One of the most striking parts of his presentation was his emphasis on property taxation as a largely untapped and stable revenue source. Oyedele described property tax as one of the most reliable forms of taxation globally, yet grossly underutilised in Nigeria. He estimated that Lagos State alone could generate up to ₦1 trillion annually from property taxes if the sector were properly structured and administered.
To illustrate, he explained that if just two million properties in Lagos were brought into the tax net, with an average value of ₦100 million and a modest tax rate of 0.5 per cent, the state could raise ₦1 trillion every year. Such revenue, he said, could be reinvested into infrastructure, transport, housing, and public services, thereby increasing property values further and creating a virtuous cycle of growth.

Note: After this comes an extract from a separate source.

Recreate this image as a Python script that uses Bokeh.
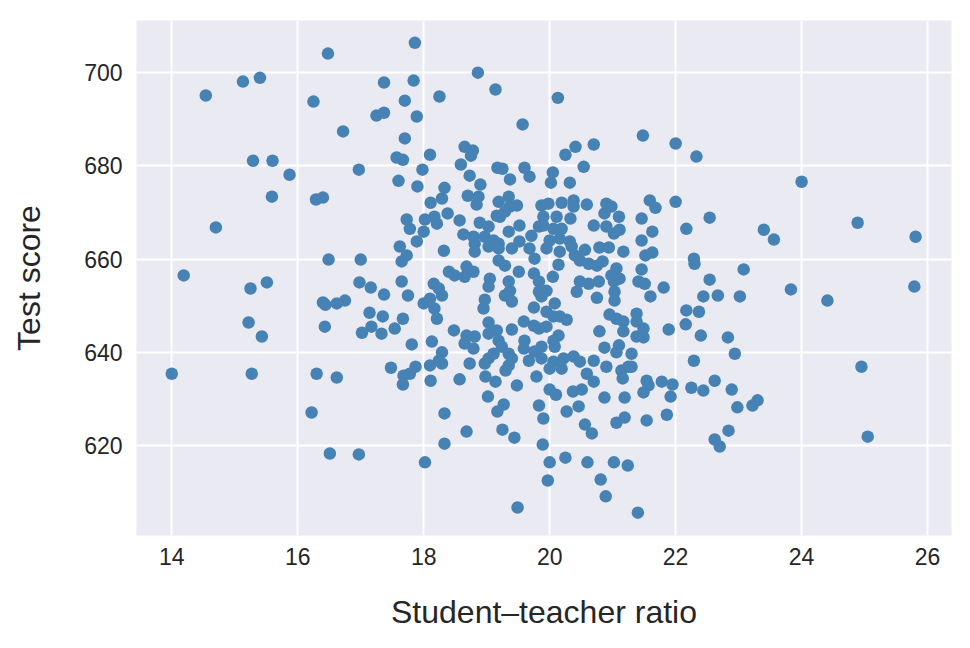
from bokeh.plotting import figure
from bokeh.models import Range1d, FixedTicker
from bokeh.embed import file_html
from bokeh.resources import INLINE

ratio = [
    16.48, 15.13, 15.40, 14.54, 16.25, 16.72, 15.29, 15.60, 15.87,
    17.86, 18.86, 17.37, 17.84, 19.14, 17.70, 18.25, 17.25, 17.37, 17.89, 19.57,
    17.70, 18.65, 18.78, 18.75, 17.57, 17.67, 18.10, 18.59, 19.17, 19.25, 19.60,
    19.68, 16.97, 17.98, 18.73, 17.60, 17.90, 18.33, 18.90, 19.37,
    20.13, 21.48, 22.00, 22.33, 20.41, 20.70, 20.25, 20.54, 20.05, 20.02, 20.32,
    24.00,
    15.59, 16.29, 16.40, 14.70, 16.49, 14.19, 15.25, 15.51, 16.40, 16.44, 16.62,
    15.22, 15.43, 16.43,
    18.11, 18.29, 18.70, 18.87, 18.84, 19.19, 19.16, 19.35, 19.37, 19.48, 19.87,
    17.73, 17.78, 18.02, 18.17, 18.21, 18.38, 18.57, 18.89, 19.03, 19.21, 19.29,
    19.52, 18.00, 17.89, 18.63, 18.79, 18.97, 19.11, 19.19, 19.35, 19.71, 19.83,
    17.62, 18.81, 18.81, 19.03, 19.19, 19.40, 19.52, 19.68, 19.90, 19.90, 17.73,
    17.65, 18.32, 17.00, 19.19, 19.29, 19.51, 19.76, 19.75, 18.40, 18.49, 18.68,
    18.79, 18.65, 19.05, 19.03, 19.35, 19.37, 19.83, 19.83, 19.87, 17.65, 16.98,
    17.16, 17.37, 17.75, 18.16, 18.24, 18.29, 18.00, 18.10, 16.75, 18.97, 18.95,
    19.29, 19.40, 18.17, 18.21, 19.75, 17.14, 17.35, 17.67, 17.54, 17.17, 17.02,
    17.33, 18.48, 19.03, 19.16, 18.68, 18.81, 18.65, 18.79, 19.40, 19.59, 19.75,
    19.83, 17.81, 18.13, 18.29, 18.24, 19.03, 19.19, 19.24, 19.35, 19.40, 19.60,
    19.59, 19.76, 19.87, 17.48, 17.87, 18.10, 18.29, 18.73, 18.97, 19.03, 19.11,
    19.35, 19.67, 19.87,
    19.98, 20.19, 20.38, 20.38, 20.59, 20.90, 20.98, 20.87, 21.10, 21.59, 21.68,
    22.00, 20.11, 20.33, 21.46, 22.54, 20.70, 20.90, 21.02, 21.11, 21.63, 22.17,
    20.06, 20.19, 20.00, 20.16, 20.32, 21.46, 19.95, 20.16, 20.35, 20.56, 20.79,
    20.94, 21.17, 21.52, 21.63, 22.29, 22.30, 20.14, 20.40, 20.48, 20.62, 20.75,
    20.84, 21.06, 20.98, 21.11, 21.46, 23.08, 20.05, 20.48, 20.62, 20.78, 21.02,
    21.03, 21.41, 21.51, 21.81, 22.54, 19.95, 20.43, 20.75, 21.03, 21.60, 22.44,
    22.67, 23.02, 20.08, 19.95, 20.06, 20.16, 20.27, 20.95, 21.06, 21.17, 21.38,
    21.38, 22.17, 22.37, 19.95, 20.14, 20.06, 20.79, 21.17, 21.49, 21.38, 21.49,
    21.89, 22.16, 22.40, 22.83, 20.08, 20.87, 21.10, 21.06, 21.30, 22.94, 22.29,
    20.06, 20.22, 20.38, 20.48, 20.70, 20.90, 21.25, 21.30,
    23.40, 23.56, 24.89, 25.81, 23.83, 24.41, 25.79, 24.95,
    14.00, 15.27, 16.30, 16.62, 16.22, 16.51,
    17.68, 17.78, 17.67, 18.11, 18.57, 18.98, 19.14, 19.30, 19.48, 19.79, 19.02,
    19.27, 19.17, 18.33, 18.68, 19.25, 19.44, 18.33, 16.97, 18.02, 19.49, 19.83,
    19.90, 19.89,
    20.00, 20.19, 20.59, 20.70, 21.14, 21.16, 21.54, 21.57, 21.49, 21.78, 21.95,
    21.92, 22.25, 22.44, 22.62, 22.89, 22.98, 23.22, 20.00, 20.10, 20.37, 20.51,
    20.87, 21.19, 20.27, 20.46, 20.56, 20.67, 21.06, 21.19, 21.54, 21.86, 22.84,
    22.62, 22.70, 20.00, 20.25, 20.60, 21.02, 21.24, 19.97, 20.81, 20.89, 21.40,
    23.30, 25.05,
]

score = [
    704.1, 698.1, 698.9, 695.1, 693.8, 687.4, 681.1, 681.1, 678.1,
    706.4, 700.0, 697.9, 698.3, 696.4, 694.0, 694.9, 690.8, 691.4, 690.6, 688.9,
    685.9, 684.1, 683.3, 682.2, 681.8, 681.3, 682.4, 680.3, 679.6, 679.4, 679.6,
    677.7, 679.2, 679.2, 677.9, 676.8, 675.6, 675.3, 676.0, 677.1,
    694.6, 686.5, 684.8, 682.0, 684.1, 684.6, 682.4, 679.8, 678.6, 676.4, 676.4,
    676.6,
    673.4, 672.8, 673.2, 666.8, 659.9, 656.5, 653.7, 655.0, 650.7, 650.2, 650.5,
    646.4, 643.4, 645.5,
    672.1, 673.0, 673.6, 673.4, 671.7, 672.3, 669.3, 673.4, 671.3, 671.5, 671.5,
    668.5, 666.5, 668.5, 669.1, 667.6, 669.8, 668.3, 667.8, 667.0, 669.1, 670.2,
    667.2, 665.9, 663.8, 665.3, 664.8, 664.8, 664.0, 663.3, 665.9, 665.0, 667.0,
    662.7, 663.3, 661.6, 662.7, 662.3, 662.3, 663.8, 662.3, 667.2, 669.1, 660.8,
    659.5, 661.8, 659.9, 659.7, 658.6, 657.3, 660.1, 656.9, 657.3, 656.5, 658.4,
    657.3, 656.2, 655.8, 654.1, 655.2, 653.2, 655.2, 653.0, 652.0, 655.2, 655.0,
    653.9, 652.4, 652.2, 654.7, 653.7, 652.2, 650.5, 651.5, 651.1, 651.3, 649.4,
    652.2, 650.9, 649.4, 647.2, 649.6, 648.5, 647.7, 647.2, 645.1, 645.5, 644.2,
    644.0, 644.7, 646.4, 644.7, 643.6, 643.4, 641.9, 640.8, 644.9, 646.6, 645.7,
    645.1, 641.7, 642.3, 640.0, 638.2, 644.0, 642.5, 641.2, 639.7, 638.7, 642.5,
    640.8, 640.2, 641.2, 636.7, 636.9, 637.2, 637.6, 637.6, 637.6, 638.7, 639.7,
    637.2, 638.2, 638.7,
    671.9, 672.1, 672.6, 671.3, 671.7, 671.9, 671.3, 669.8, 669.1, 672.6, 671.0,
    672.3, 669.1, 668.7, 668.7, 668.9, 667.2, 667.0, 665.5, 666.3, 665.9, 666.5,
    666.5, 666.5, 664.0, 664.4, 663.8, 664.0, 662.3, 661.6, 662.7, 662.0, 662.5,
    662.5, 661.6, 660.8, 661.4, 660.1, 659.0, 658.8, 660.8, 659.7, 659.0, 658.6,
    659.5, 658.0, 656.5, 655.8, 657.8, 657.8, 656.2, 655.2, 654.7, 655.2, 655.2,
    653.0, 655.2, 654.7, 653.9, 655.6, 653.2, 653.0, 651.7, 651.1, 652.0, 652.0,
    652.2, 652.0, 650.5, 648.7, 647.7, 647.7, 647.0, 648.1, 647.2, 646.6, 648.3,
    646.6, 649.0, 648.7, 645.5, 643.6, 642.5, 644.5, 644.5, 645.1, 643.4, 643.2,
    644.9, 646.0, 643.6, 643.2, 641.2, 641.0, 641.5, 640.0, 639.7, 639.7, 638.2,
    638.0, 638.7, 639.1, 638.0, 638.2, 636.9, 636.9, 636.9,
    666.3, 664.2, 667.8, 664.8, 653.5, 651.1, 654.1, 636.9,
    635.4, 635.4, 635.4, 634.6, 627.1, 618.3,
    635.0, 635.4, 633.1, 633.9, 634.2, 634.8, 633.7, 636.1, 632.9, 634.8, 630.5,
    628.8, 627.3, 626.9, 623.0, 623.4, 621.7, 620.4, 618.1, 616.4, 606.7, 628.6,
    625.8, 620.2,
    636.5, 636.5, 635.4, 633.7, 636.1, 634.4, 633.9, 632.9, 631.4, 633.7, 633.1,
    630.5, 632.4, 631.8, 633.9, 632.0, 628.2, 628.6, 632.0, 630.9, 631.6, 632.0,
    630.3, 630.3, 627.3, 628.4, 624.5, 622.6, 624.9, 626.0, 625.4, 626.6, 623.2,
    621.3, 619.8, 616.4, 617.4, 616.4, 616.4, 615.7, 612.5, 612.7, 609.1, 605.6,
    629.7, 621.9,
]

x_ticks = [14, 16, 18, 20, 22, 24, 26]
y_ticks = [620, 640, 660, 680, 700]

FONT = "Liberation Sans"
TXT = "#262626"

p = figure(width=962, height=640, output_backend="svg", toolbar_location=None,
           x_range=Range1d(13.44, 26.38), y_range=Range1d(600.7, 711.2),
           min_border_left=136, min_border_right=11, min_border_top=20,
           min_border_bottom=105)
p.background_fill_color = "#EAEAF2"
p.border_fill_color = "white"
p.outline_line_color = None

p.xgrid.ticker = FixedTicker(ticks=x_ticks)
p.ygrid.ticker = FixedTicker(ticks=y_ticks)
p.grid.grid_line_color = "white"
p.grid.grid_line_width = 2

p.xaxis.ticker = FixedTicker(ticks=x_ticks)
p.yaxis.ticker = FixedTicker(ticks=y_ticks)
for ax in (p.xaxis, p.yaxis):
    ax.axis_line_color = None
    ax.major_tick_line_color = None
    ax.minor_tick_line_color = None
    ax.major_label_text_font = FONT
    ax.major_label_text_font_size = "23px"
    ax.major_label_text_color = TXT
    ax.axis_label_text_font = FONT
    ax.axis_label_text_font_size = "32px"
    ax.axis_label_text_font_style = "normal"
    ax.axis_label_text_color = TXT
p.xaxis.major_label_standoff = 6
p.yaxis.major_label_standoff = 8
p.xaxis.axis_label = "Student\u2013teacher ratio"
p.yaxis.axis_label = "Test score"
p.xaxis.axis_label_standoff = 26
p.yaxis.axis_label_standoff = 34

p.scatter(ratio, score, size=12.5, fill_color="#4682B4", line_color=None)

open("out.html", "w").write(file_html(p, INLINE))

However, Oyedele cautioned that property taxation would only succeed if certain conditions were met. These include proper property enumeration, accurate and transparent valuation, predictable enforcement, and clear communication with taxpayers. Arbitrary charges and opaque processes, he warned, would only deepen public resistance and distrust.
Beyond Lagos, Oyedele called for nationwide harmonisation of tax laws to reduce confusion, multiple taxation, and inter-agency rivalry. He disclosed that a model tax harmonisation law developed by the Presidential Tax Reform Committee in collaboration with the Joint Revenue Board had already been adopted by states such as Ekiti, Zamfara, Anambra, and Kano. He urged Lagos and other economically strategic states to lead by example in adopting similar frameworks.
The reaction to Oyedele’s remarks has been mixed. While some analysts and citizens agree that Nigeria cannot sustainably fund its population with oil revenues and borrowing alone, others argue that taxation cannot succeed without first addressing corruption, waste, and poor service delivery. Many Nigerians remain sceptical, questioning why they should pay more taxes when basic infrastructure, security, and social services remain inadequate.
Still, Oyedele’s message was clear: Nigeria’s fiscal challenge is structural, not cosmetic. With oil revenues declining, debt levels rising, and a rapidly growing population, the country faces a stark choice. Either it broadens its tax base through credible reforms and improved trust, or it continues down an unsustainable path of borrowing, inflation, and fiscal instability. In that context, the figure of “less than 10 million taxpayers” is not just a statistic—it is a warning sign.